I describe the problem below. There are a couple of workarounds but I believe the incorrect inference is not the intended behavior of the new analyzer. An MWE can be downloaded (with .eaf and an xml lexicon) here, valid for 7 days.
Thank you for any help!
Best wishes,
Weijian
Set up
Lexicon analyzer:
| source | target1 | target2 |
|---|---|---|
| wd (word) | mb (morpheme) | ge (gloss) |
Lexicon connection:
| tier_type | lexicon_field |
|---|---|
| mb | lexical-id |
| ge | sense/gloss |
| ps | sense/grammatical-category |
| lexical_id | id |
| sense_id | sense/id |
Tier hierarchy:
| tier | stereotype | parent |
|---|---|---|
| mb (morpheme) | symbolic_subdivision | wd (word) |
| ge (gloss) | symbolic_association | mb |
| ps (part of speech) | symbolic_association | ge |
| lexical_id | symbolic_association | mb |
| sense_id | symbolic_association | ge |
Example triggering incorrect behavior
For example, the entry ‘watch’ has two senses, and they have different glosses and grammatical categories.
- sense_1: n., ‘timepiece’, sense_id = uuid_watch_sense_1
- sense_2: v., `look’, sense_id = uuid_watch_sense_2
During interlinearization, selecting sense_2, the corresponding sense look is retrieved, but the parser retries n and uuid_watch_sense_1, instead of v and uuid_watch_sense_2.
workaround 1
One workaround is to extract all sense-pos combinations of the same lexical item into separate entries. For example, ‘water’ has two senses, separated into two lexical units:
- water: (entry_id = uuid_watch_1) ‘n. h2o, sense_id = uuid_water_h2o’
- water (entry_id = uuid_watch_2) ‘v. give.h2o, sense_id = uuid_water_give.h2o’

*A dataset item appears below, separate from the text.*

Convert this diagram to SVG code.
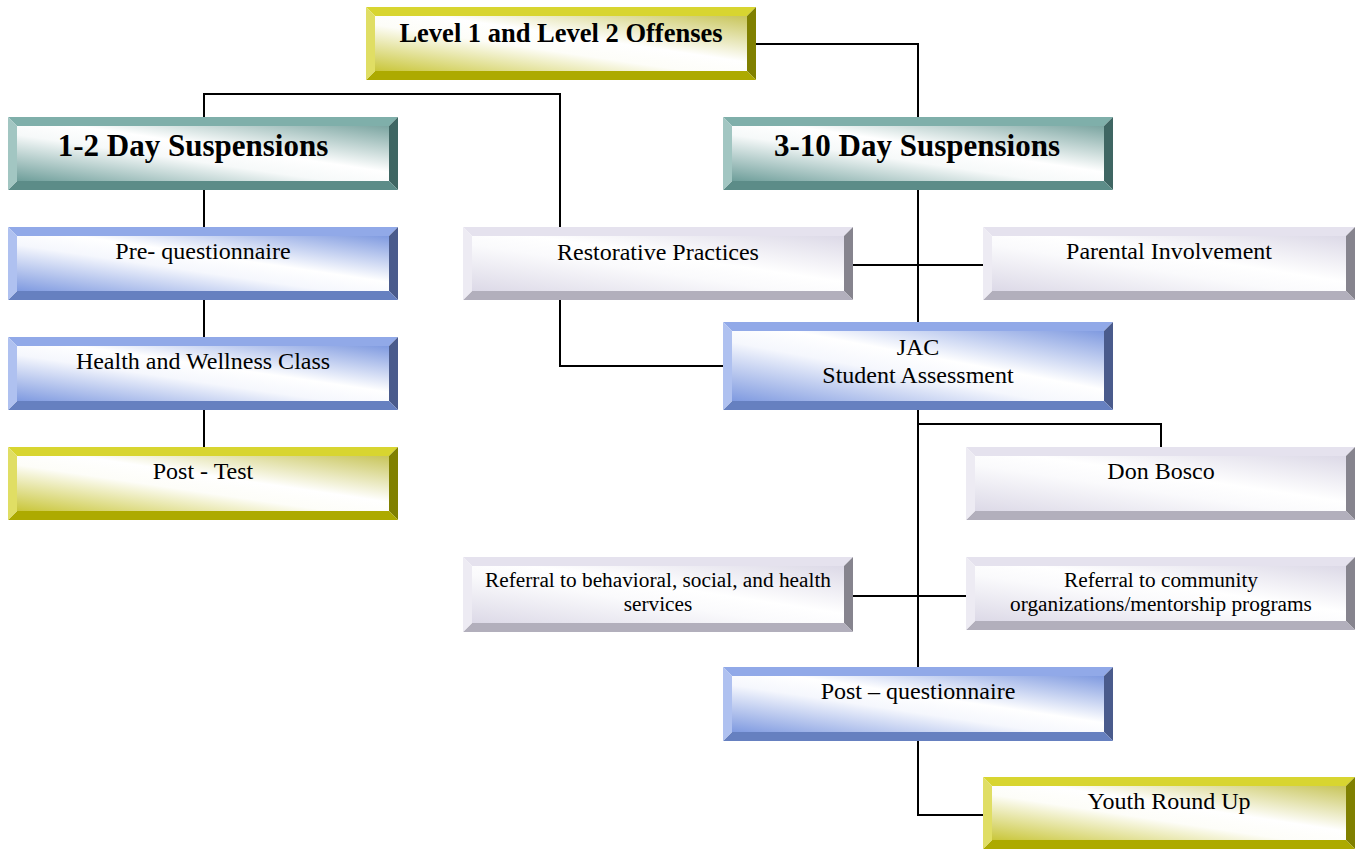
<svg xmlns="http://www.w3.org/2000/svg" width="1357" height="850" viewBox="0 0 1357 850">
<defs>
<linearGradient id="gY" x1="0" y1="1" x2="1" y2="0"><stop offset="0" stop-color="#C9C63A"/><stop offset="0.42" stop-color="#FDFDF8"/><stop offset="0.58" stop-color="#FFFFFF"/><stop offset="1" stop-color="#C8C55A"/></linearGradient>
<linearGradient id="gT" x1="0" y1="1" x2="1" y2="0"><stop offset="0" stop-color="#6E9E9A"/><stop offset="0.42" stop-color="#F6F9F9"/><stop offset="0.58" stop-color="#FFFFFF"/><stop offset="1" stop-color="#7BA5A1"/></linearGradient>
<linearGradient id="gB" x1="0" y1="1" x2="1" y2="0"><stop offset="0" stop-color="#7F9AE0"/><stop offset="0.42" stop-color="#F5F7FD"/><stop offset="0.58" stop-color="#FFFFFF"/><stop offset="1" stop-color="#7F9AE0"/></linearGradient>
<linearGradient id="gL" x1="0" y1="1" x2="1" y2="0"><stop offset="0" stop-color="#DCD9E7"/><stop offset="0.42" stop-color="#FAFAFC"/><stop offset="0.58" stop-color="#FFFFFF"/><stop offset="1" stop-color="#DCD9E7"/></linearGradient>
</defs>
<style>
.yel .t{fill:#D8D530}.yel .l{fill:#E0DE64}.yel .r{fill:#808000}.yel .b{fill:#ADAA00}.yel .i{fill:url(#gY)}
.teal .t{fill:#7FAFAA}.teal .l{fill:#A2C6C2}.teal .r{fill:#3F6663}.teal .b{fill:#5C8C88}.teal .i{fill:url(#gT)}
.blue .t{fill:#91A9E8}.blue .l{fill:#AFC1F0}.blue .r{fill:#4A5B8C}.blue .b{fill:#6680C0}.blue .i{fill:url(#gB)}
.lav .t{fill:#E5E2EE}.lav .l{fill:#EDEBF3}.lav .r{fill:#86848E}.lav .b{fill:#B2AFBC}.lav .i{fill:url(#gL)}
text{font-family:"Liberation Serif","Times New Roman",serif;fill:#000;text-anchor:middle}
.h1{font-size:31px;font-weight:bold}
.h2{font-size:26.5px;font-weight:bold}
.n{font-size:24px}
.s{font-size:21.3px}
.conn path{fill:none;stroke:#000;stroke-width:2}
</style>
<g class="conn" id="connectors">
<path d="M756,44 H918 V117"/>
<path d="M204,117 V94 H560 V227"/>
<path d="M204,190 V227"/>
<path d="M204,300 V337"/>
<path d="M204,410 V447"/>
<path d="M918,190 V322"/>
<path d="M853,265 H983"/>
<path d="M560,300 V366 H723"/>
<path d="M918,410 V667"/>
<path d="M918,424 H1161 V447"/>
<path d="M853,596 H966"/>
<path d="M918,741 V815 H983"/>
</g>
<g id="level" class="yel" transform="translate(366,7)">
<polygon class="t" points="0,0 390,0 381,9 9,9"/><polygon class="r" points="390,0 390,73 381,64 381,9"/><polygon class="b" points="0,73 390,73 381,64 9,64"/><polygon class="l" points="0,0 0,73 9,64 9,9"/><rect class="i" x="9" y="9" width="372" height="55"/>
<text class="h2" x="195" y="35">Level 1 and Level 2 Offenses</text>
</g>
<g id="day12" class="teal" transform="translate(8,117)">
<polygon class="t" points="0,0 390,0 381,9 9,9"/><polygon class="r" points="390,0 390,73 381,64 381,9"/><polygon class="b" points="0,73 390,73 381,64 9,64"/><polygon class="l" points="0,0 0,73 9,64 9,9"/><rect class="i" x="9" y="9" width="372" height="55"/>
<text class="h1" x="185" y="39">1-2 Day Suspensions</text>
</g>
<g id="day310" class="teal" transform="translate(723,117)">
<polygon class="t" points="0,0 390,0 381,9 9,9"/><polygon class="r" points="390,0 390,73 381,64 381,9"/><polygon class="b" points="0,73 390,73 381,64 9,64"/><polygon class="l" points="0,0 0,73 9,64 9,9"/><rect class="i" x="9" y="9" width="372" height="55"/>
<text class="h1" x="194" y="39">3-10 Day Suspensions</text>
</g>
<g id="preq" class="blue" transform="translate(8,227)">
<polygon class="t" points="0,0 390,0 381,9 9,9"/><polygon class="r" points="390,0 390,73 381,64 381,9"/><polygon class="b" points="0,73 390,73 381,64 9,64"/><polygon class="l" points="0,0 0,73 9,64 9,9"/><rect class="i" x="9" y="9" width="372" height="55"/>
<text class="n" x="195" y="32">Pre- questionnaire</text>
</g>
<g id="restorative" class="lav" transform="translate(463,227)">
<polygon class="t" points="0,0 390,0 381,9 9,9"/><polygon class="r" points="390,0 390,73 381,64 381,9"/><polygon class="b" points="0,73 390,73 381,64 9,64"/><polygon class="l" points="0,0 0,73 9,64 9,9"/><rect class="i" x="9" y="9" width="372" height="55"/>
<text class="n" x="195" y="33">Restorative Practices</text>
</g>
<g id="parental" class="lav" transform="translate(983,227)">
<polygon class="t" points="0,0 372,0 363,9 9,9"/><polygon class="r" points="372,0 372,73 363,64 363,9"/><polygon class="b" points="0,73 372,73 363,64 9,64"/><polygon class="l" points="0,0 0,73 9,64 9,9"/><rect class="i" x="9" y="9" width="354" height="55"/>
<text class="n" x="186" y="32">Parental Involvement</text>
</g>
<g id="health" class="blue" transform="translate(8,337)">
<polygon class="t" points="0,0 390,0 381,9 9,9"/><polygon class="r" points="390,0 390,73 381,64 381,9"/><polygon class="b" points="0,73 390,73 381,64 9,64"/><polygon class="l" points="0,0 0,73 9,64 9,9"/><rect class="i" x="9" y="9" width="372" height="55"/>
<text class="n" x="195" y="32">Health and Wellness Class</text>
</g>
<g id="jac" class="blue" transform="translate(723,322)">
<polygon class="t" points="0,0 390,0 381,9 9,9"/><polygon class="r" points="390,0 390,88 381,79 381,9"/><polygon class="b" points="0,88 390,88 381,79 9,79"/><polygon class="l" points="0,0 0,88 9,79 9,9"/><rect class="i" x="9" y="9" width="372" height="70"/>
<text class="n" x="195" y="33">JAC</text>
<text class="n" x="195" y="61">Student Assessment</text>
</g>
<g id="posttest" class="yel" transform="translate(8,447)">
<polygon class="t" points="0,0 390,0 381,9 9,9"/><polygon class="r" points="390,0 390,73 381,64 381,9"/><polygon class="b" points="0,73 390,73 381,64 9,64"/><polygon class="l" points="0,0 0,73 9,64 9,9"/><rect class="i" x="9" y="9" width="372" height="55"/>
<text class="n" x="195" y="32">Post - Test</text>
</g>
<g id="donbosco" class="lav" transform="translate(966,447)">
<polygon class="t" points="0,0 389,0 380,9 9,9"/><polygon class="r" points="389,0 389,73 380,64 380,9"/><polygon class="b" points="0,73 389,73 380,64 9,64"/><polygon class="l" points="0,0 0,73 9,64 9,9"/><rect class="i" x="9" y="9" width="371" height="55"/>
<text class="n" x="195" y="32">Don Bosco</text>
</g>
<g id="refbeh" class="lav" transform="translate(463,557)">
<polygon class="t" points="0,0 390,0 381,9 9,9"/><polygon class="r" points="390,0 390,75 381,66 381,9"/><polygon class="b" points="0,75 390,75 381,66 9,66"/><polygon class="l" points="0,0 0,75 9,66 9,9"/><rect class="i" x="9" y="9" width="372" height="57"/>
<text class="s" x="195" y="30">Referral to behavioral, social, and health</text>
<text class="s" x="195" y="54">services</text>
</g>
<g id="refcom" class="lav" transform="translate(966,557)">
<polygon class="t" points="0,0 389,0 380,9 9,9"/><polygon class="r" points="389,0 389,73 380,64 380,9"/><polygon class="b" points="0,73 389,73 380,64 9,64"/><polygon class="l" points="0,0 0,73 9,64 9,9"/><rect class="i" x="9" y="9" width="371" height="55"/>
<text class="s" x="195" y="30">Referral to community</text>
<text class="s" x="195" y="54">organizations/mentorship programs</text>
</g>
<g id="postq" class="blue" transform="translate(723,667)">
<polygon class="t" points="0,0 390,0 381,9 9,9"/><polygon class="r" points="390,0 390,74 381,65 381,9"/><polygon class="b" points="0,74 390,74 381,65 9,65"/><polygon class="l" points="0,0 0,74 9,65 9,9"/><rect class="i" x="9" y="9" width="372" height="56"/>
<text class="n" x="195" y="32">Post – questionnaire</text>
</g>
<g id="youth" class="yel" transform="translate(983,777)">
<polygon class="t" points="0,0 372,0 363,9 9,9"/><polygon class="r" points="372,0 372,72 363,63 363,9"/><polygon class="b" points="0,72 372,72 363,63 9,63"/><polygon class="l" points="0,0 0,72 9,63 9,9"/><rect class="i" x="9" y="9" width="354" height="54"/>
<text class="n" x="186" y="32">Youth Round Up</text>
</g>
</svg>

During ambiguity selection, the analyzer infers part of speech and sense_id correctly as there is only one sense associated with each lexical entry.
possible workaround 2
A second (possible) workaround, which does not require dividing up polysemous entries, is to configure more analyzers and manually retrieve the ‘additional’ information. While this is feasible for human-readable fields such as part of speech tags, it is not feasible for non-readable fields such as UUIDs.